We are small gods—not omnipotent, not omniscient, and hardly omnipresent. But we have a share in the group project which is the generation of reality itself. Everything we do leaves an imprint, however small, on the universe. Our actions have consequences. Maybe this is what it means to know good and evil. 

Let’s look at a scathing anti-idolatry screed of Isaiah’s, keeping in mind what we have discussed about egregores and creation and human divinity.

“ISAIAH 44:13 The carpenter stretches a line, marks it out with a stylus, fashions it with planes, and marks it with a compass; he makes it in human form, with human beauty, to be set up in a shrine.”

Human form, with human beauty—were we not supposedly made in God’s image to begin with? Were not we humans empowered by the fruit of knowledge to carry not only the likeness of divinity, but its spark as well?
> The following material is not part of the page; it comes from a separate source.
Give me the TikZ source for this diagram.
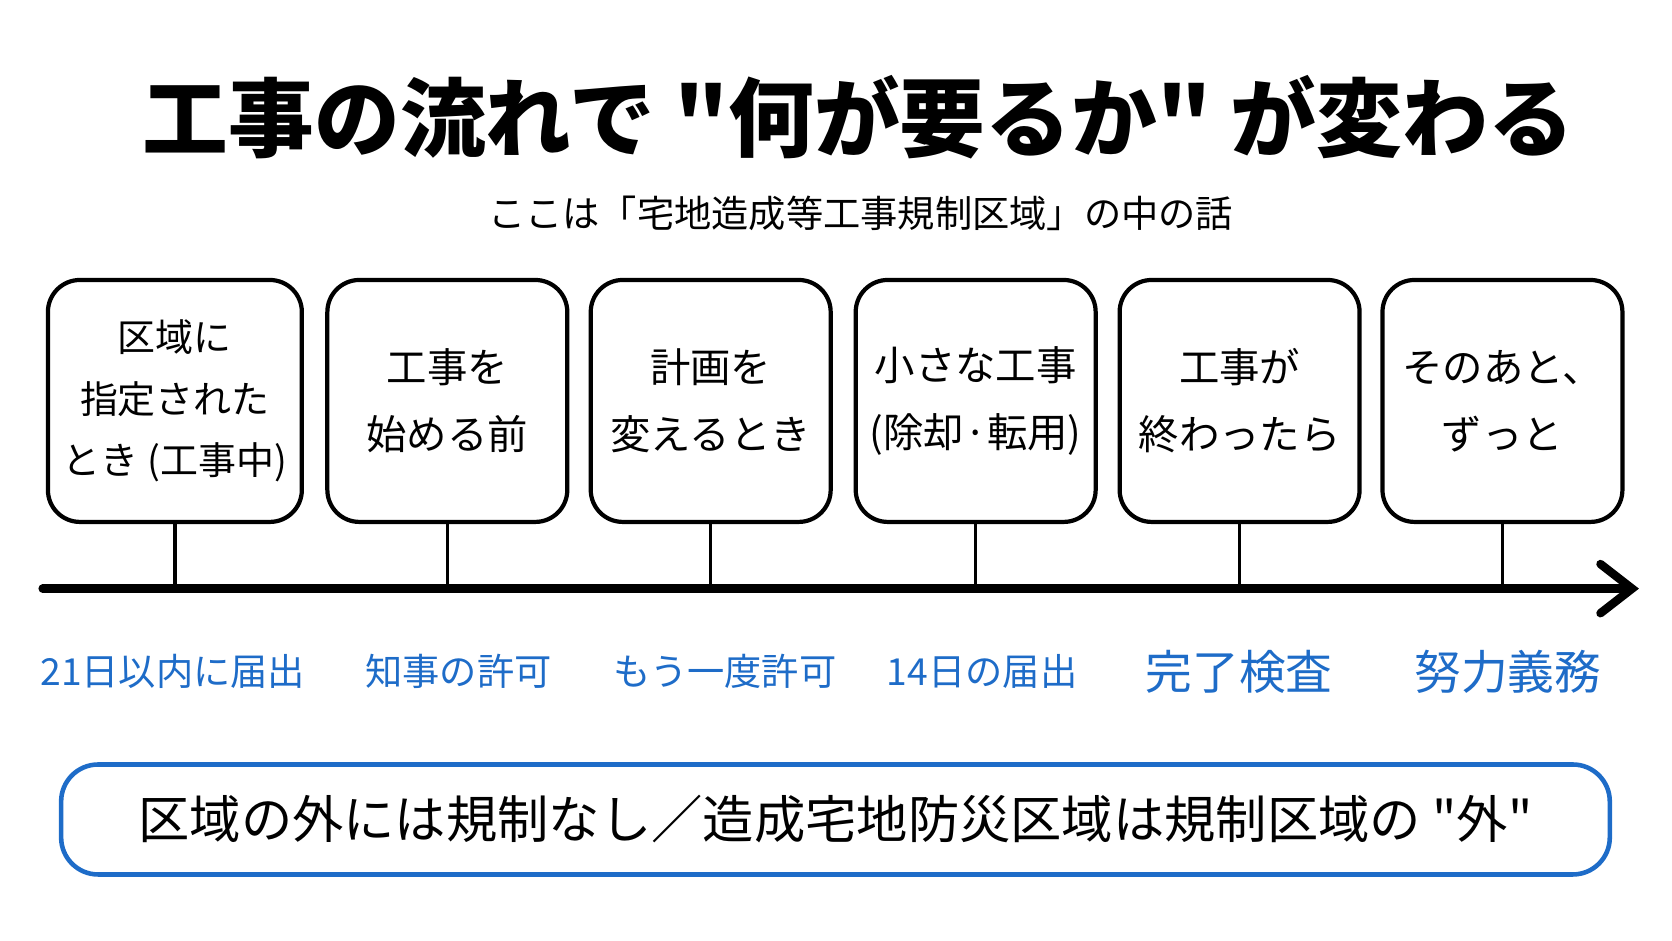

What on earth is wrong with reverence for human form and human beauty? 

I, for one, would love to see us treat it with more respect! We are harsh on ourselves, punishing our bodies with the legacy of Christian guilt and Victorian prudery. We are told vanity is a sin, so we think it is virtuous to hate ourselves. We look in the mirror with total ingratitude, seeing only flaws, ignoring whatever youth, health and beauty we may have until it is too late. Years later, when we are old and feeble, we may look at old photos of ourselves and sigh wistfully, finally admitting, “Gosh, I was a cute!” But not now. We aren’t supposed to see it now. The gifts of the flesh must be scorned when they are here and mourned when they are gone. Don’t you dare worship the human body—your own, or another’s. 

 “ISAIAH 44:14 He cuts down cedars or chooses a holm tree or an oak and lets it grow strong among the trees of the forest. He plants a cedar and the rain nourishes it.”

This bit of mundane detail is worth analyzing. I’ve spoken mainly about what the prophets have to say against idolatry as worship of, essentially, works of art—figures of carved wood and stone. But there is another part to idolatry that the prophets of the Bible condemn—worship of sacred hills, rocks and trees. Isaiah seems to be criticizing reverence both for the trees and for the idols carved from them. Neither the beauty of nature nor of art should be adored. Nothing material can be sacred to him. 

 “ISAIAH 44:15-16 Then it can be used as fuel. Part of it he takes and warms himself; he kindles a fire and bakes bread. Then he makes a god and worships it, makes it a carved image and bows down before it. 16 Half of it he burns in the fire; over this half he roasts meat, eats it and is satisfied. He also warms himself and says, “Ah, I am warm, I can feel the fire!”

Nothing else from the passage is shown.